Things you might not know about preventing breast cancer

Considering all the advice women historically have been given about doing monthly self-exams for breast cancer, you might be surprised to learn they’ve not been found to lower the risk of dying from breast cancer.

“There’s not been any scientific evidence to show that self-exams improve survival,” said Dr. Christine Teal, director of the Comprehensive Breast Cancer Program at The George Washington University Cancer Center and chief of breast surgery at The George Washington University Hospital. “It’s not even in the screening guidelines anymore.”

Despite that, Teal still advises her patients to do self-exams.

“I want them to examine themselves monthly because nobody knows your body better than yourself,” Teal said. “I would prefer that a patient come in with a concern, and I can figure out if it’s a problem or not.”

What about mammograms?

Advice for when to begin mammograms can vary by decades depending on family history.
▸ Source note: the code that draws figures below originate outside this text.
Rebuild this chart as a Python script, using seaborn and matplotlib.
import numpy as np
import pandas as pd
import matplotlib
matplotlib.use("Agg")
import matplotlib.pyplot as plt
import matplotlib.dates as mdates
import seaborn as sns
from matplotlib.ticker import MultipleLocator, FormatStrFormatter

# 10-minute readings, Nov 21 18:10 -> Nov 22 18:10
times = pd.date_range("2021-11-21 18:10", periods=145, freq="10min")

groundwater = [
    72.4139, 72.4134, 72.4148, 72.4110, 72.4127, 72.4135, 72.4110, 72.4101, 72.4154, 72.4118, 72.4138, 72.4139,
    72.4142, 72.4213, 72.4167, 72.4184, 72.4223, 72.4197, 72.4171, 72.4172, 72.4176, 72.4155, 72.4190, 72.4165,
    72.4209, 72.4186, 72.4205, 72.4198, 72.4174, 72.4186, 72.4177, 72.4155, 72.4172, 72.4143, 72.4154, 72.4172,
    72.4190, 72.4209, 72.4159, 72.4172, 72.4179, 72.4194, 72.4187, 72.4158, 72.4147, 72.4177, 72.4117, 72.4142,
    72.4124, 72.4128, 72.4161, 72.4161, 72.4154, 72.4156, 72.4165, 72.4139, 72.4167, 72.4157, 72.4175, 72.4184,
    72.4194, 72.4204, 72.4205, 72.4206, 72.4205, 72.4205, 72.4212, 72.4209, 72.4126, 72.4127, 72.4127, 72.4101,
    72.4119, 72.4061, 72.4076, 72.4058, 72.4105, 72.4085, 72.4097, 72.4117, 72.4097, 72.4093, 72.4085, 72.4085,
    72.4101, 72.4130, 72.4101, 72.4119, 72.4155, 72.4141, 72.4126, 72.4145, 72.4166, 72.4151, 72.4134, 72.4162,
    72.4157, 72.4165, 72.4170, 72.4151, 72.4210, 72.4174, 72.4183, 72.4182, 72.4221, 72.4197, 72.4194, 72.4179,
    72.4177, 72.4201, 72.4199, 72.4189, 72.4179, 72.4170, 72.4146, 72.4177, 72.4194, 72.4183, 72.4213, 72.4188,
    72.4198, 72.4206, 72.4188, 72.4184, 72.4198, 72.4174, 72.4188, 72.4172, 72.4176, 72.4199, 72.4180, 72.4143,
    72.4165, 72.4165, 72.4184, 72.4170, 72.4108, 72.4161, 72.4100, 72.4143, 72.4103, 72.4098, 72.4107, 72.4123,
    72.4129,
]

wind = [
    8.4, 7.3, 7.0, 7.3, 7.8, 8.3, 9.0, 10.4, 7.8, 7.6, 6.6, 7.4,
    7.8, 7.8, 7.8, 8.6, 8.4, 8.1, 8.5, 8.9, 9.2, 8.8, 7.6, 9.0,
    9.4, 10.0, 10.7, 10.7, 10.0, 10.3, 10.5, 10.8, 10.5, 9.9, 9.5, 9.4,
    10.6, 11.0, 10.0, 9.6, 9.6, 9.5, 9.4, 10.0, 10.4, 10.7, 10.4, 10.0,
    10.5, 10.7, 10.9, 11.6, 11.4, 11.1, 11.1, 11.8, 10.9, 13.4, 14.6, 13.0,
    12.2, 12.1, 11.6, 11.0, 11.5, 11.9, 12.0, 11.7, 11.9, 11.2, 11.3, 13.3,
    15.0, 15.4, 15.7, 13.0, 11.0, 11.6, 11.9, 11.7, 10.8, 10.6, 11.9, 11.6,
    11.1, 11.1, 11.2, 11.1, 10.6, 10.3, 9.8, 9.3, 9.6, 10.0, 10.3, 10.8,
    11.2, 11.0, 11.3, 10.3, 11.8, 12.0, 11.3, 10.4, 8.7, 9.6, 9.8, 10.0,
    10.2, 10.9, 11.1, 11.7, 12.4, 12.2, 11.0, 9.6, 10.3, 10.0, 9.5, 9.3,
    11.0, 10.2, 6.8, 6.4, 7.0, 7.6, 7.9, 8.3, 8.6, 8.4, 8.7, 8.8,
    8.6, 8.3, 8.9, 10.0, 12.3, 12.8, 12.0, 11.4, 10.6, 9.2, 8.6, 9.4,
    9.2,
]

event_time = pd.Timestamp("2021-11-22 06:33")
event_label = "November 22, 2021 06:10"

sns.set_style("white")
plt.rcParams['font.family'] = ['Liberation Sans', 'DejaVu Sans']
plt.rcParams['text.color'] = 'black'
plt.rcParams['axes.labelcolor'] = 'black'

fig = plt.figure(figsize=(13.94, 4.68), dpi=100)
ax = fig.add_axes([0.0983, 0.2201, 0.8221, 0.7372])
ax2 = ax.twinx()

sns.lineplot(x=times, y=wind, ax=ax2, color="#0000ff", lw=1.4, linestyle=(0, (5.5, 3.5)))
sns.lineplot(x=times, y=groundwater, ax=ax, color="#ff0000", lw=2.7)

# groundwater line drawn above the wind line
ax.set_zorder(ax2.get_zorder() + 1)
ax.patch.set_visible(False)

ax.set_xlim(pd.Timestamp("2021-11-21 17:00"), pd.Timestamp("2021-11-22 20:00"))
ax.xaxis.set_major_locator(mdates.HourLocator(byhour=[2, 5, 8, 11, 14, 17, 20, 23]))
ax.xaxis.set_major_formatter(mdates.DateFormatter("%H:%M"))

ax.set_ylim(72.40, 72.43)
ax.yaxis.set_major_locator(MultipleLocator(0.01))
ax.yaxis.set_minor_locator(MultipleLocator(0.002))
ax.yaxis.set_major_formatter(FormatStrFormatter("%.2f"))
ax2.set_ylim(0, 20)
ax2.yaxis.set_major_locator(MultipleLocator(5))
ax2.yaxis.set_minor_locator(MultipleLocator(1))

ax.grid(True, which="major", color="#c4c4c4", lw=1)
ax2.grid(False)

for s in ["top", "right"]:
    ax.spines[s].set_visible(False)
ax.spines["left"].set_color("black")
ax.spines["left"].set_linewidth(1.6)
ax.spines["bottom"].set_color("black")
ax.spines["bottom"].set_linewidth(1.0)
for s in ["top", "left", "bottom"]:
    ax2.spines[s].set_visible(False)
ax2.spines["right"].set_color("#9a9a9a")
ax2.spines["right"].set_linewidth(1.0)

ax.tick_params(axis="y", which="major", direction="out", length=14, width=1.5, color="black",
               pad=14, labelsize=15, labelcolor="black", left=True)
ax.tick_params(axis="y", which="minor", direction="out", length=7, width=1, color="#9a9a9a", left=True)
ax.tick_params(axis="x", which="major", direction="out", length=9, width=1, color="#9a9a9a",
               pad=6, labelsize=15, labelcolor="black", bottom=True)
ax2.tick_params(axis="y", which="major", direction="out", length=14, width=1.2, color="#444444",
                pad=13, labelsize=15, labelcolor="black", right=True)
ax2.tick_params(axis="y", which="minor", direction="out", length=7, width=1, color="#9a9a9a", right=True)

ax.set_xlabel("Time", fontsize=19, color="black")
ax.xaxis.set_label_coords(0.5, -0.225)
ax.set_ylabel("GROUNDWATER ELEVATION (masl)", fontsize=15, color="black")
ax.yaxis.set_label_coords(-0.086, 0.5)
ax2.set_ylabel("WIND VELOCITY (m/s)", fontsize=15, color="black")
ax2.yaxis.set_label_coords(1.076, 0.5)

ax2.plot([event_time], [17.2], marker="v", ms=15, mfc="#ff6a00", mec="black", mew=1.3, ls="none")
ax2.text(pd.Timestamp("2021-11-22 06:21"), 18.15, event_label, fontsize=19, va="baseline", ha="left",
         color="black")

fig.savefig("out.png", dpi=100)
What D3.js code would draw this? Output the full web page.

“Know your family history,” Teal said. “Start mammograms at the age of 40 if you do not have a family history of breast cancer.”

If there is a family history, Teal advised starting mammograms 10 years before the age your family member was diagnosed. And, if there are multiple cases, or ovarian cancer, consider meeting with a genetic counselor.

“We want you to meet with a genetic counselor to talk about testing for a possible gene,” Teal said. “For example, with the BRCA gene, we begin doing MRIs annually at the age of 25; and we add mammograms in between the MRIs starting at the age of 30.”

According to the Susan G. Komen organization, with treatment, people with early breast cancer — that’s when the disease is contained to the breast or has only spread to the lymph nodes in the underarm area — usually have a very good prognosis. However, survival depends on each person’s diagnosis and treatment.